Karena alasan ini, saya menganggap kultivasi sulit dipraktekkan. Saya sudah puas dengan kehidupan saya karena selaku diperlakukan dengan baik oleh orang lain. Meski pendidikan pascasarjana menambah tekanan dalam hidup, saya terus belajar dan mendapat rangsangan intelektual. Kendati suami dan saya kadang khawatir dengan masalah keuangan, dia masih memiliki pekerjaan tetap dan penghasilan tambahan saya juga membantu, sehingga kami dapat membayar biaya sewa, makan, serta kebutuhan lain. Saya punya banyak teman untuk bergosip dan bersenang-senang. Hidup terasa menyenangkan.
Setelah menyelesaikan ujian komprehensif, saya dan suami pindah ke Kota Kansas, di mana dia menemukan pekerjaan yang lebih baik dan menantang. Saya memutuskan untuk bekerja paruh waktu sambil menulis disertasi saya. Hubungan dengan teman-teman menjadi berkurang, dan memicu tantangan untuk membuat proyek serta gagasan baru. Saya masih memiliki sikap yang sangat optimis tentang kehidupan karena saya menganggap Kansas hanya batu loncatan untuk sesuatu yang lebih menarik. Pada saat yang sama, saya juga mulai menilai kemajuan saya sebagai seorang praktisi jalan spiritual.
Setelah pertama kali mendengarkan ceramah Guru Li, saya merasa sangat terbantu. Saya merasa seperti orang berbeda. Saya dapat menahan diri melontarkan sarkasme saat suami marah pada saya. Saya bisa memantau perilaku saya lebih mudah serta dapat memandang dunia dalam warna yang lebih cerah.
Begitu berkultivasi hati dengan sungguh-sungguh, saya mulai merasakan derita penyesalan setelah menyadari apa yang telah saya lalui selama ini. Berbulan-bulan, terutama saat latihan meditasi saya kembali dihadapkan oleh kenyataan, yang membuat saya menangis hingga lelah. Saya menangis bukan karena kasihan pada orang lain, tapi atas segala hal buruk yang pernah saya lakukan, menyadari bahwa saya hidup dalam kebohongan—khayalan indah yang saya ciptakan sendiri, agar tampak bijaksana, penuh kasih sayang. Saya menangis ketika menyadari betapa baiknya orang-orang di sekitar saya selama ini. Orang tua mengabulkan semua permintaan saya. Suami mengorbankan banyak tahun bekerja di tempat yang ia benci, agar saya bisa mengenyam pendidikan pascasarjana. Namun sebaliknya saya membalas kebaikan mereka dengan ketidakpedulian yang angkuh. Saya menangis karena mentalitas pamer yang tertanam dalam di lubuk hati.

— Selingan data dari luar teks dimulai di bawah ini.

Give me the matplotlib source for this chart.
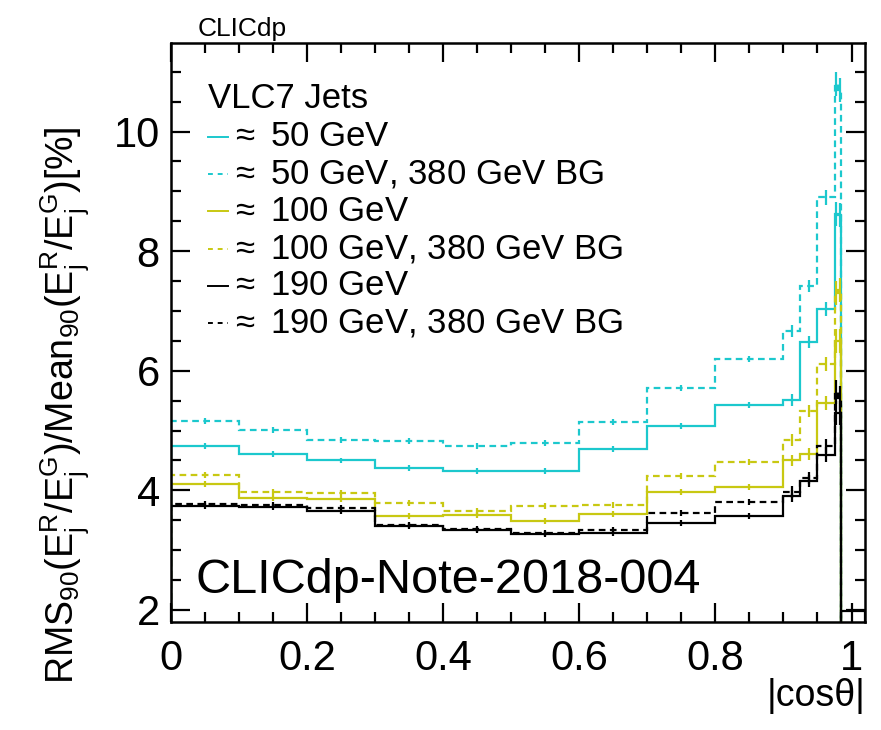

Hampir semua ucapan saya mengandung hasrat untuk memamerkan diri. Sebagai contoh saat saya diperkenalkan pada seseorang, saya akan berkata bahwa saya sedang menjalani program Doktor (Seakan mereka membutuhkan informasi itu!) Saat mengajar di kelas akting (studi saya di bidang teater), saya meminta para siswa untuk menyanyikan salah satu lagu musikal, serta menyelipkan beberapa komposisi saya sendiri (seakan saya perlu memamerkan bakat saya pada para siswa SMP ini). Semua kejadian kecil ini membuat saya membenci diri sendiri. Mungkin kedengarannya bukan cara yang sehat, tapi penyesalan ini sangat membantu saya. Melihat diri yang sebenarnya, saya bertekad untuk menyingkirkan mentalitas pamer—sampai pada kesempatan berikutnya, kebiasaan buruk tersebut terulang lagi. Tiga bulan lamanya saya berjuang dan menangis, dan sekarang saya hanya membutuhkan waktu sedikit untuk menyingkirkannya. Saya mulai memulihkan kepercayaan diri yang hilang selama bertahun-tahun, memulihkan integritas yang ditanamkan oleh ayah saya serta kasih sayang yang saya rasakan sebagai anak kecil.
Beberapa praktisi memiliki masa lalu yang penuh keputusasaan atau penyakit yang mendera. Saya tidak. Saya datang dari sisi lain dan harus melintasi dunia penuh mimpi yang saya ciptakan sendiri.
Sampai hari ini, saya masih tengah berjuang untuk menjadi orang yang lebih baik. Meski demikian, apakah ada yang lebih berharga dari sebuah perjuangan?